|Object type||Aircraft component|
Societe des Moteurs Gnome et Rhone
|Place made||France: Paris|
First World War, 1914-1918
Gnome 50HP Rotary aircraft engine
Gnome 7 Omega, 50hp, 7-cylinder, single-row rotary air-cooled, poppet-valve. Bore/stroke 110 x 120mm. Vol. 488.5 cu ins. Direct R.H. tractor/L.H. pusher-drive. Engine is mounted on a metal stand. Two of the tappet rods were missing when machine was handed over to AWM in 1929. One cylinder is sectioned and was damaged during its period of storage.
This engine type was fitted to a number of early aircraft in use at Point Cook prior to and during the First World War, including the Bristol Boxkite and the Bleriot X1. An Air Board letter of 28/11/1929 states that this particular engine was "one of the first aircraft engines actually used in training machines at Point Cook during 1914 and 1915". (AWM File 748/4/5).

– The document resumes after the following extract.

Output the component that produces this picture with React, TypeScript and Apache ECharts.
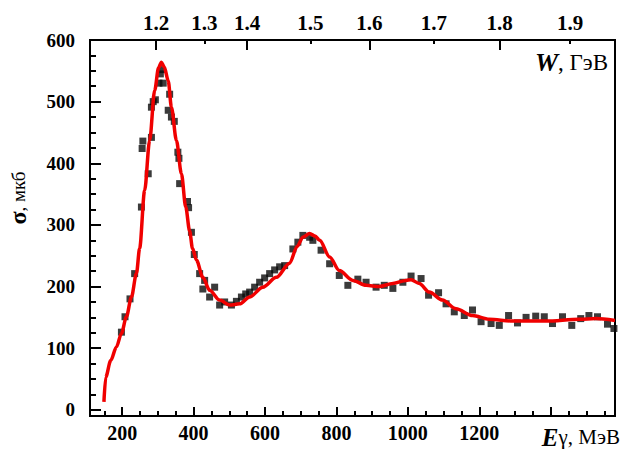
import React, { useEffect, useRef } from "react";
import * as echarts from "echarts";

// Measured cross-section points (E_gamma in MeV, sigma in µb)
const POINT_E = [198, 208, 222, 235, 254, 256, 258, 273, 282, 282, 287, 293, 303, 307, 310, 315, 329, 333, 338, 346, 356, 359, 361, 383, 386, 394, 402, 417, 426, 431, 445, 459, 473, 487, 506, 520, 534, 546, 557, 571, 585, 599, 613, 627, 641, 655, 678, 692, 706, 725, 734, 757, 781, 808, 832, 860, 883, 911, 934, 958, 986, 1009, 1037, 1058, 1086, 1107, 1130, 1158, 1181, 1205, 1233, 1256, 1282, 1307, 1331, 1358, 1382, 1405, 1433, 1459, 1484, 1507, 1531, 1559, 1577];
const POINT_SIGMA = [126, 151, 180, 221, 329, 424, 436, 383, 442, 491, 500, 503, 530, 545, 552, 530, 486, 512, 475, 468, 418, 408, 367, 338, 328, 288, 252, 221, 196, 210, 183, 199, 170, 175, 170, 176, 183, 188, 191, 199, 207, 214, 221, 227, 232, 234, 261, 272, 283, 280, 275, 259, 237, 218, 202, 212, 207, 199, 202, 197, 207, 217, 213, 186, 190, 172, 159, 153, 162, 143, 140, 137, 153, 141, 150, 152, 151, 140, 151, 137, 148, 153, 151, 139, 132];

// Fit curve
const CURVE_E = [149, 154, 168, 184, 198, 212, 226, 240, 249, 263, 277, 291, 302, 310, 318, 329, 338, 352, 366, 378, 389, 397, 408, 426, 445, 473, 501, 529, 557, 594, 632, 669, 690, 706, 725, 740, 753, 781, 808, 846, 883, 920, 958, 995, 1009, 1032, 1060, 1097, 1135, 1181, 1228, 1293, 1386, 1480, 1526, 1580];
const CURVE_SIGMA = [13, 53, 80, 102, 124, 151, 183, 221, 262, 356, 437, 518, 555, 564, 556, 534, 491, 437, 383, 329, 290, 262, 243, 215, 194, 178, 170, 172, 183, 199, 215, 238, 265, 280, 286, 282, 275, 248, 226, 210, 202, 200, 205, 210, 211, 205, 191, 178, 164, 153, 147, 144, 144, 147, 148, 145];

// Bottom axis ticks (MeV)
const E_MAJOR_TICKS = [200, 400, 600, 800, 1000, 1200, 1400];
const E_LABELS = [200, 400, 600, 800, 1000, 1200];
const E_MINOR_TICKS = [150, 250, 300, 350, 450, 500, 550, 650, 700, 750, 850, 900, 950, 1050, 1100, 1150, 1250, 1300, 1350, 1450, 1500, 1550];

// Top axis: W (GeV) labels at their E_gamma positions (MeV)
const W_LABELS = ["1.2", "1.3", "1.4", "1.5", "1.6", "1.7", "1.8", "1.9"];
const W_TICK_E = [295, 430, 550, 727, 892, 1073, 1257, 1454];
const W_LONG_E = [295, 550, 892, 1257];
const W_SHORT_E = [430, 727, 1073, 1454];

// Left axis ticks
const SIGMA_MAJOR = [0, 100, 200, 300, 400, 500, 600];
const SIGMA_MINOR = [25, 50, 75, 125, 150, 175, 225, 250, 275, 325, 350, 375, 425, 450, 475, 525, 550, 575];

const SERIF = "'Liberation Serif', 'Times New Roman', serif";

export default function App() {
  const ref = useRef<HTMLDivElement>(null);
  useEffect(() => {
    if (!ref.current) return;
    const chart = echarts.init(ref.current, null, { renderer: "svg" });
    const black = "#000";
    const labelBase = { color: black, fontWeight: "bold", fontFamily: SERIF };
    const noLine = { show: false, onZero: false };
    const xMin = 110;
    const xMax = 1580;
    const yMin = -10;
    const yMax = 600;
    chart.setOption({
      animation: false,
      backgroundColor: "#fff",
      grid: { left: 90, right: 7, top: 40, bottom: 37, show: true, borderColor: black, borderWidth: 2, backgroundColor: "transparent" },
      xAxis: [
        {
          type: "value", min: xMin, max: xMax, position: "bottom",
          axisLine: { onZero: false, lineStyle: { color: black, width: 2 } },
          axisTick: { inside: true, length: 9, customValues: E_MAJOR_TICKS, lineStyle: { color: black, width: 2 } },
          axisLabel: { ...labelBase, fontSize: 20, margin: 7, customValues: E_LABELS, formatter: (v: number) => String(v) },
          splitLine: { show: false },
        },
        {
          type: "value", min: xMin, max: xMax, position: "bottom",
          axisLine: noLine,
          axisTick: { inside: true, length: 5, customValues: E_MINOR_TICKS, lineStyle: { color: black, width: 2 } },
          axisLabel: { show: false },
          splitLine: { show: false },
        },
        {
          type: "value", min: xMin, max: xMax, position: "top",
          axisLine: { onZero: false, lineStyle: { color: black, width: 2 } },
          axisTick: { inside: true, length: 10, customValues: W_LONG_E, lineStyle: { color: black, width: 2 } },
          axisLabel: {
            ...labelBase, fontSize: 21, margin: 7, customValues: W_TICK_E,
            formatter: (v: number) => {
              const i = W_TICK_E.indexOf(v);
              return i >= 0 ? W_LABELS[i] : "";
            },
          },
          splitLine: { show: false },
        },
        {
          type: "value", min: xMin, max: xMax, position: "top",
          axisLine: noLine,
          axisTick: { inside: true, length: 4, customValues: W_SHORT_E, lineStyle: { color: black, width: 2 } },
          axisLabel: { show: false },
          splitLine: { show: false },
        },
      ],
      yAxis: [
        {
          type: "value", min: yMin, max: yMax, position: "left",
          axisLine: { show: true, onZero: false, lineStyle: { color: black, width: 2 } },
          axisTick: { show: true, inside: true, length: 11, customValues: SIGMA_MAJOR, lineStyle: { color: black, width: 2 } },
          axisLabel: { ...labelBase, fontSize: 19, margin: 15, customValues: SIGMA_MAJOR },
          splitLine: { show: false },
        },
        {
          type: "value", min: yMin, max: yMax, position: "left",
          axisLine: noLine,
          axisTick: { show: true, inside: true, length: 6, customValues: SIGMA_MINOR, lineStyle: { color: black, width: 2 } },
          axisLabel: { show: false },
          splitLine: { show: false },
        },
      ],
      series: [
        {
          type: "scatter",
          xAxisIndex: 0,
          yAxisIndex: 0,
          symbol: "rect",
          symbolSize: 7,
          itemStyle: { color: "#0a0a0a" },
          data: POINT_E.map((e, i) => [e, POINT_SIGMA[i]]),
          z: 2,
        },
        {
          type: "line",
          xAxisIndex: 0,
          yAxisIndex: 0,
          showSymbol: false,
          smooth: 0.3,
          smoothMonotone: "x",
          lineStyle: { color: "#f00000", width: 3.5 },
          data: CURVE_E.map((e, i) => [e, CURVE_SIGMA[i]]),
          z: 3,
        },
      ],
      graphic: [
        {
          type: "text",
          x: 620,
          y: 437,
          style: {
            text: "{e|E}{g|γ, МэВ}",
            align: "right",
            verticalAlign: "middle",
            rich: {
              e: { fontFamily: SERIF, fontWeight: "bold", fontStyle: "italic", fontSize: 25, fill: black },
              g: { fontFamily: SERIF, fontSize: 21, fill: black },
            },
          },
        },
        {
          type: "text",
          x: 608,
          y: 62,
          style: {
            text: "{w|W}{g|, ГэВ}",
            align: "right",
            verticalAlign: "middle",
            rich: {
              w: { fontFamily: SERIF, fontWeight: "bold", fontStyle: "italic", fontSize: 26, fill: black },
              g: { fontFamily: SERIF, fontSize: 23, fill: black },
            },
          },
        },
        {
          type: "text",
          x: 18,
          y: 198,
          rotation: Math.PI / 2,
          style: {
            text: "{s|σ}{m|, мкб}",
            align: "center",
            verticalAlign: "middle",
            rich: {
              s: { fontFamily: SERIF, fontWeight: "bold", fontSize: 24, fill: black },
              m: { fontFamily: SERIF, fontSize: 19, fill: black },
            },
          },
        },
      ],
    });
    return () => chart.dispose();
  }, []);
  return <div ref={ref} style={{ position: "fixed", left: 0, top: 0, width: 622, height: 453, background: "#fff" }} />;
}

The engine type was also fitted to Avro 500 Type E, Es, Bristol Monoplane (1911), Nieuport monoplane, Royal Aircraft Factory B.E.3, B.E.4, and the F.E.2.

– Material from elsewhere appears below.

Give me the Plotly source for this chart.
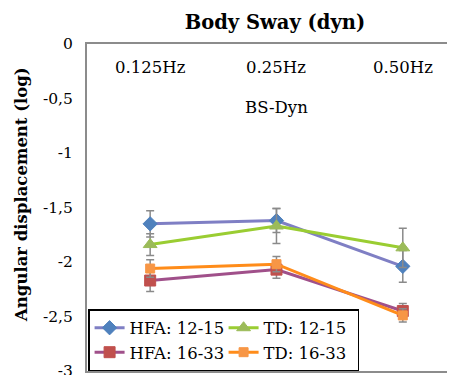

The Gnome rotary aero engine was made by the Societe Des Moteurs Gnome & Rhone in Paris. The origin of the name "Gnome" has long been in dispute. In an article published in the noted German aviation magazine Aerokurier in 1983, the writer stated that, in 1900 the French engineer brothers, Laurent and Louis Seguin began licence production of a single-cylinder, stationary internal combustion engine for industrial purposes, which had been originally developed by the German Engine Factory Oberursel. This small and successful engine was to replace the large and cumbersome steam engine as a source of power and was called the "Gnom" (a colloquial word signifying "dwarf"). The Seguins adopted the name in its French version for their own industrial engine and, when they began to design their highly successful series of rotary aero-engines in 1907, they adopted the name Gnome for them. It was natural that, when Germany appreciated the virtues of these engines, the firm Oberursel reversed the process and acquired the licence to build them and used them to considerable effect, notably in the early Fokker fighters.

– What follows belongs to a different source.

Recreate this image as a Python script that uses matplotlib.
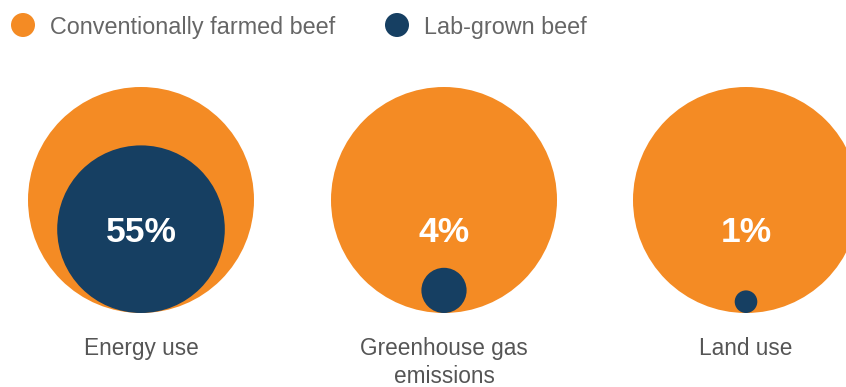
import numpy as np
import matplotlib
matplotlib.use("Agg")
import matplotlib.pyplot as plt
from matplotlib.patches import Circle

plt.rcParams['font.family'] = ['Liberation Sans', 'DejaVu Sans']

# data: lab-grown beef as share of conventionally farmed beef
categories = ['Energy use', 'Greenhouse gas\nemissions', 'Land use']
lab_pct = [55, 4, 1]
pct_labels = ['55%', '4%', '1%']
series = ['Conventionally farmed beef', 'Lab-grown beef']

orange = '#F48B24'
navy = '#163F62'

fig = plt.figure(figsize=(8.46, 3.87), dpi=100)
ax = fig.add_axes([0, 0, 1, 1])
ax.set_xlim(0, 846)
ax.set_ylim(387, 0)
ax.set_aspect('equal')
ax.axis('off')

R = 113          # radius of the 100% circle
cx = [141, 444, 746]
cy = 200

for i in range(len(categories)):
    ax.add_patch(Circle((cx[i], cy), R, color=orange, lw=0))
    r = R * np.sqrt(lab_pct[i] / 100)
    # lab circle sits on the bottom of the big one
    ax.add_patch(Circle((cx[i], cy + R - r), r, color=navy, lw=0))
    ax.text(cx[i], 232, pct_labels[i], color='white', fontsize=25.5,
            fontweight='bold', ha='center', va='center')
    ax.text(cx[i], 337, categories[i], color='#555555', fontsize=16.3,
            ha='center', va='top', linespacing=1.3)

# legend
ax.add_patch(Circle((23, 25), 12, color=orange, lw=0))
ax.text(50, 25, series[0], color='#666666', fontsize=16.8, va='center_baseline', ha='left')
ax.add_patch(Circle((397, 25), 12, color=navy, lw=0))
ax.text(424, 25, series[1], color='#666666', fontsize=16.8, va='center_baseline', ha='left')

fig.savefig('out.png', dpi=100)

The rotary engine operated on the principle of a fixed crankshaft with the cylinders and propellor revolving at high speed. Rotary engines had a good power-to-weight ratio but gyroscopic forces caused by the mass of the spinning cylinders caused handling problems. The oil system was a 'total loss' principle, which sprayed castor oil not only on the engine but also over the pilot if the engine was mounted at the front. Engine speed was regulated by a 'blip switch' operated by the pilot which could cut the ignition temporarily. Like all rotaries, it suffered from cooling problems and consequent distortion of the cylinders, particularly on their "downwind" side. Seguin used the French designed "obturator" ring on the cast-iron pistons, made in very thin brass or aluminium alloy, in an attempt to ensure gas-tightness, despite the cylinder distortion. It was not a very efficient or reliable system and the obturators were very fragile. These rings had a life of about fifteen hours flying and, when they broke, the pistons seized at once. nonetheless, it was a highly successful early aero engine design. Indeed, the journal 'Flight' stated in its 31 December 1910 edition that "...it not only worked satisfactorily but was at one time practically the only motor capable of developing the necessary power within the necessary limits of weight".